* _DIRECTIONS_: Transcribe the material verbatim in full; the pictures do not belong in the copy.

* _DATA LINES_:
---
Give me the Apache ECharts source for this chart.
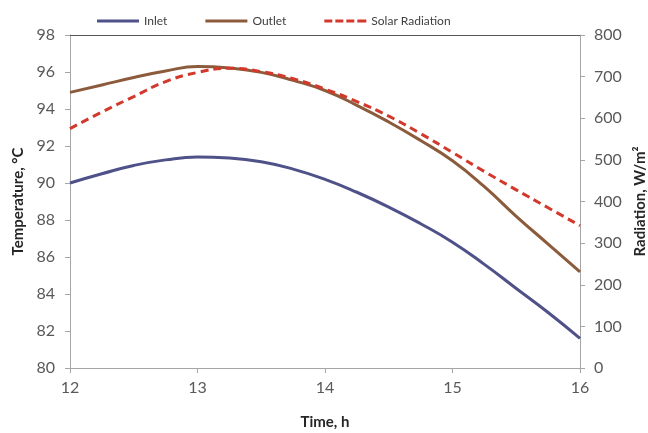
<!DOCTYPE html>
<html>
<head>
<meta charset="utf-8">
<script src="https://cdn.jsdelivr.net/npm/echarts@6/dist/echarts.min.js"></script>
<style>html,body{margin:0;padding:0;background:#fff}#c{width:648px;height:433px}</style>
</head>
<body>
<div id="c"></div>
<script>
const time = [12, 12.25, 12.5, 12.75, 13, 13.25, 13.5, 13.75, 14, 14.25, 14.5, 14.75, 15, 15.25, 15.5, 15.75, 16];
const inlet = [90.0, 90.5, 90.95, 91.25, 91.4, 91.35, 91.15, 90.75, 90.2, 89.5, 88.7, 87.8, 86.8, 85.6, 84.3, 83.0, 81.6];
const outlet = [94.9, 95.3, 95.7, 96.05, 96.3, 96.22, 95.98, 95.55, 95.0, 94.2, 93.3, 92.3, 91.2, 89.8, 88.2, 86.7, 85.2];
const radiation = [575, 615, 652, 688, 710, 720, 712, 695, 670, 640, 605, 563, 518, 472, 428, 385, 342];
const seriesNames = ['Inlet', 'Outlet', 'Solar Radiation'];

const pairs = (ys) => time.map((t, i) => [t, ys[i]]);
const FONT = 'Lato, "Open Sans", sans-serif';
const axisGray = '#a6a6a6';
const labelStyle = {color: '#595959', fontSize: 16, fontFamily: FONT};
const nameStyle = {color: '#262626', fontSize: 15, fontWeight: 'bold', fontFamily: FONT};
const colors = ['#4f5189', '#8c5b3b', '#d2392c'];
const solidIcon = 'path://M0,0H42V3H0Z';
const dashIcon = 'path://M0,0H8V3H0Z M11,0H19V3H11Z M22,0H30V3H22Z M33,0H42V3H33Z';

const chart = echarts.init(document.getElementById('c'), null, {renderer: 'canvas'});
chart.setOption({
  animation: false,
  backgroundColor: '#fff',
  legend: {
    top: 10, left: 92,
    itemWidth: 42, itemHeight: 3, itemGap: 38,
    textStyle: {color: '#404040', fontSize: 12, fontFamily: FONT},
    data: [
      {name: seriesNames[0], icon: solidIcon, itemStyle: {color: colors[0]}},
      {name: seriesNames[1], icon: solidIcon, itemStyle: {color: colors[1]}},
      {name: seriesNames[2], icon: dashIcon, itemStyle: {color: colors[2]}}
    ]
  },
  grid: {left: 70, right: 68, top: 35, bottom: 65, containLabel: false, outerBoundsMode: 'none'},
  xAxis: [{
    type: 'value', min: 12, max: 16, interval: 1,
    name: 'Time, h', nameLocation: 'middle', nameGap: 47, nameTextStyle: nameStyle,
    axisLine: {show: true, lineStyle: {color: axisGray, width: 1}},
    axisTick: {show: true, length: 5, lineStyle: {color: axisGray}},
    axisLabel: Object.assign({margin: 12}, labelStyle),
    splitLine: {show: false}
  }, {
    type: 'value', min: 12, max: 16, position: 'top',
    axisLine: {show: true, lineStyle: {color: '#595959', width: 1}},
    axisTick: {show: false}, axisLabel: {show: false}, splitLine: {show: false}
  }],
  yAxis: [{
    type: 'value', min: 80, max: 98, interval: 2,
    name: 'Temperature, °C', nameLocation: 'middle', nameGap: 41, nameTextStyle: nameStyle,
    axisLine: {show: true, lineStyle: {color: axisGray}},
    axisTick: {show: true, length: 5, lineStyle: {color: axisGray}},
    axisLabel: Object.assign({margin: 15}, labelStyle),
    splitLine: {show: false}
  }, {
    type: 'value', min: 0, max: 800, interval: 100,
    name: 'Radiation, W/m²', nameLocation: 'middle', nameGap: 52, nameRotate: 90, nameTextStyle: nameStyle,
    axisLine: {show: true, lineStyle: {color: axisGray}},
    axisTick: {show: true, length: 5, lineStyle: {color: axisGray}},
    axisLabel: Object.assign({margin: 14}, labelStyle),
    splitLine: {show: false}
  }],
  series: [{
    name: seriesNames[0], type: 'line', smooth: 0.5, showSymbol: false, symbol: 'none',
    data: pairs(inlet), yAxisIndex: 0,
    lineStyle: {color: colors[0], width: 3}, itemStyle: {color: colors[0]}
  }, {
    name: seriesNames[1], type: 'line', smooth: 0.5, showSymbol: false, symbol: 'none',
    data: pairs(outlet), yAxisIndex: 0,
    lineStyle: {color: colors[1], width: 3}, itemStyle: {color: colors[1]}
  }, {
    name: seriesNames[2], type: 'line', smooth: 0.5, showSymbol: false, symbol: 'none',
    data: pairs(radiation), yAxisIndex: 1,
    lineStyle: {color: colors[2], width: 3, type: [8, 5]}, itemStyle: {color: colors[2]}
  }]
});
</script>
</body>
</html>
---
* _ANSWER FOR THE TASK_:
Give me the Apache ECharts source for this chart.
<!DOCTYPE html>
<html>
<head>
<meta charset="utf-8">
<script src="https://cdn.jsdelivr.net/npm/echarts@6/dist/echarts.min.js"></script>
<style>html,body{margin:0;padding:0;background:#fff}#c{width:648px;height:433px}</style>
</head>
<body>
<div id="c"></div>
<script>
const time = [12, 12.25, 12.5, 12.75, 13, 13.25, 13.5, 13.75, 14, 14.25, 14.5, 14.75, 15, 15.25, 15.5, 15.75, 16];
const inlet = [90.0, 90.5, 90.95, 91.25, 91.4, 91.35, 91.15, 90.75, 90.2, 89.5, 88.7, 87.8, 86.8, 85.6, 84.3, 83.0, 81.6];
const outlet = [94.9, 95.3, 95.7, 96.05, 96.3, 96.22, 95.98, 95.55, 95.0, 94.2, 93.3, 92.3, 91.2, 89.8, 88.2, 86.7, 85.2];
const radiation = [575, 615, 652, 688, 710, 720, 712, 695, 670, 640, 605, 563, 518, 472, 428, 385, 342];
const seriesNames = ['Inlet', 'Outlet', 'Solar Radiation'];

const pairs = (ys) => time.map((t, i) => [t, ys[i]]);
const FONT = 'Lato, "Open Sans", sans-serif';
const axisGray = '#a6a6a6';
const labelStyle = {color: '#595959', fontSize: 16, fontFamily: FONT};
const nameStyle = {color: '#262626', fontSize: 15, fontWeight: 'bold', fontFamily: FONT};
const colors = ['#4f5189', '#8c5b3b', '#d2392c'];
const solidIcon = 'path://M0,0H42V3H0Z';
const dashIcon = 'path://M0,0H8V3H0Z M11,0H19V3H11Z M22,0H30V3H22Z M33,0H42V3H33Z';

const chart = echarts.init(document.getElementById('c'), null, {renderer: 'canvas'});
chart.setOption({
  animation: false,
  backgroundColor: '#fff',
  legend: {
    top: 10, left: 92,
    itemWidth: 42, itemHeight: 3, itemGap: 38,
    textStyle: {color: '#404040', fontSize: 12, fontFamily: FONT},
    data: [
      {name: seriesNames[0], icon: solidIcon, itemStyle: {color: colors[0]}},
      {name: seriesNames[1], icon: solidIcon, itemStyle: {color: colors[1]}},
      {name: seriesNames[2], icon: dashIcon, itemStyle: {color: colors[2]}}
    ]
  },
  grid: {left: 70, right: 68, top: 35, bottom: 65, containLabel: false, outerBoundsMode: 'none'},
  xAxis: [{
    type: 'value', min: 12, max: 16, interval: 1,
    name: 'Time, h', nameLocation: 'middle', nameGap: 47, nameTextStyle: nameStyle,
    axisLine: {show: true, lineStyle: {color: axisGray, width: 1}},
    axisTick: {show: true, length: 5, lineStyle: {color: axisGray}},
    axisLabel: Object.assign({margin: 12}, labelStyle),
    splitLine: {show: false}
  }, {
    type: 'value', min: 12, max: 16, position: 'top',
    axisLine: {show: true, lineStyle: {color: '#595959', width: 1}},
    axisTick: {show: false}, axisLabel: {show: false}, splitLine: {show: false}
  }],
  yAxis: [{
    type: 'value', min: 80, max: 98, interval: 2,
    name: 'Temperature, °C', nameLocation: 'middle', nameGap: 41, nameTextStyle: nameStyle,
    axisLine: {show: true, lineStyle: {color: axisGray}},
    axisTick: {show: true, length: 5, lineStyle: {color: axisGray}},
    axisLabel: Object.assign({margin: 15}, labelStyle),
    splitLine: {show: false}
  }, {
    type: 'value', min: 0, max: 800, interval: 100,
    name: 'Radiation, W/m²', nameLocation: 'middle', nameGap: 52, nameRotate: 90, nameTextStyle: nameStyle,
    axisLine: {show: true, lineStyle: {color: axisGray}},
    axisTick: {show: true, length: 5, lineStyle: {color: axisGray}},
    axisLabel: Object.assign({margin: 14}, labelStyle),
    splitLine: {show: false}
  }],
  series: [{
    name: seriesNames[0], type: 'line', smooth: 0.5, showSymbol: false, symbol: 'none',
    data: pairs(inlet), yAxisIndex: 0,
    lineStyle: {color: colors[0], width: 3}, itemStyle: {color: colors[0]}
  }, {
    name: seriesNames[1], type: 'line', smooth: 0.5, showSymbol: false, symbol: 'none',
    data: pairs(outlet), yAxisIndex: 0,
    lineStyle: {color: colors[1], width: 3}, itemStyle: {color: colors[1]}
  }, {
    name: seriesNames[2], type: 'line', smooth: 0.5, showSymbol: false, symbol: 'none',
    data: pairs(radiation), yAxisIndex: 1,
    lineStyle: {color: colors[2], width: 3, type: [8, 5]}, itemStyle: {color: colors[2]}
  }]
});
</script>
</body>
</html>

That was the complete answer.